My left brain is an atheist. It is deductive, categorical. It does not experience God and often, when thinking about God, it is easy to be a total skeptic.
However, My right brain is a mystic– it is relational and has had many experiences that fit what people call “the divine,” “God,” etc.
You cannot prove that there is a God because your brain experiences something. However, Ken Wilber notes that it is folly to say “It is just in your brain.” He talks about his dog Isaac. When he sees his Isaac and plays with him, his brain lights up. Ken’s brain says “Isaac is real. I am interacting with Isaac.” And the dog does, in fact, exist. Ken also experiences the divine. We cannot prove or disprove that the experiences of God people have relate to something outside there brain. They DO have the experience. What we cannot know is if it correlates to something more than just an internal reality.
So I am sympathetic to people who say, “I no longer believe in God because I cannot experience him.” I can see why they say that. They were taught for years they could and they tried and it did not work. So quit judging them when it is your fault that you told them they could surely experience something and then they surely did not.
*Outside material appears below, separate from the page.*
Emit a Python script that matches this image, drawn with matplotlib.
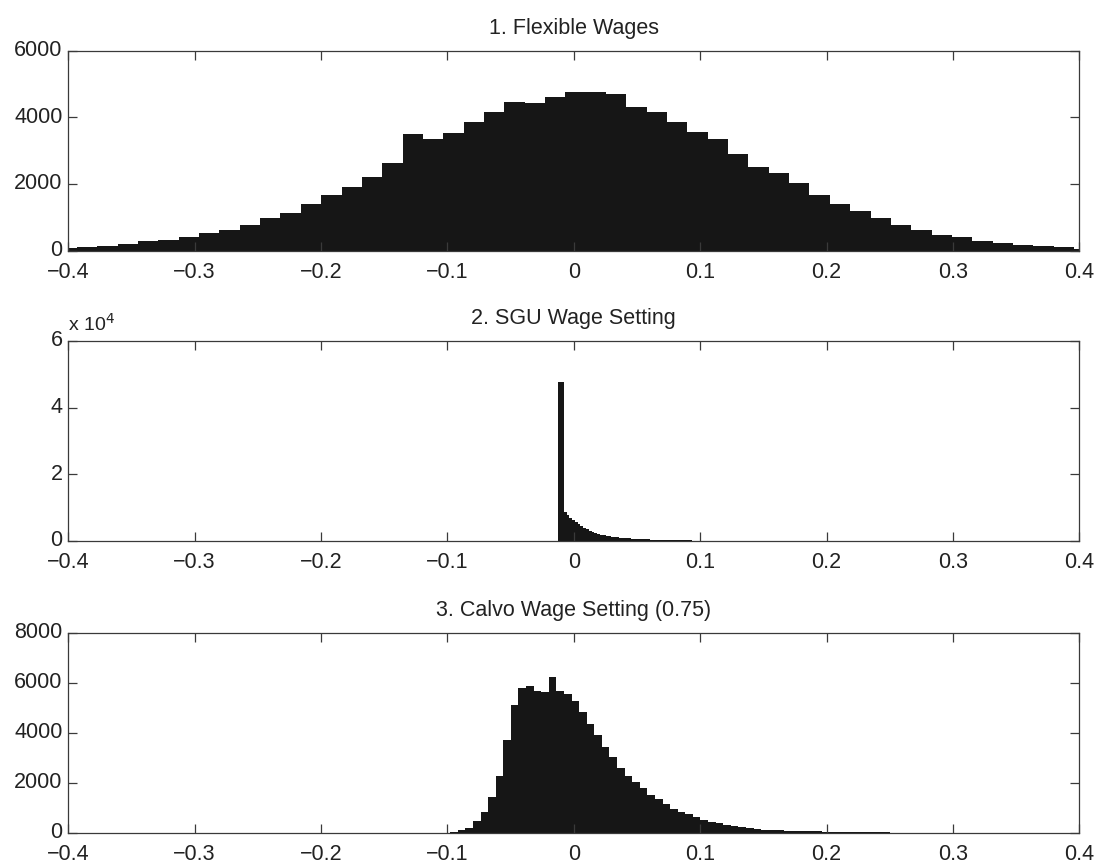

And I am sympathetic to people who say “I believe there is a God because I experience it.”
But I have no time for people who say “I know with certainty there is no God because I do not experience God. Or the opposite, “I know with certainty there is a God because I experience God.”
There may be God that I am experiencing when I experience “God” in my brain. Or it might be my unconscious. Or a 1000 other things. It might just be the universe and I getting connected.
I chose to say ‘I believe there is a God” (though I prefer the term “the Divine”) But I cannot prove it. And if you do not believe there is a God, maybe it is because your right brain is different from mine.
We all have reasoned and logic-ed the world in the matrix of our own experience/context.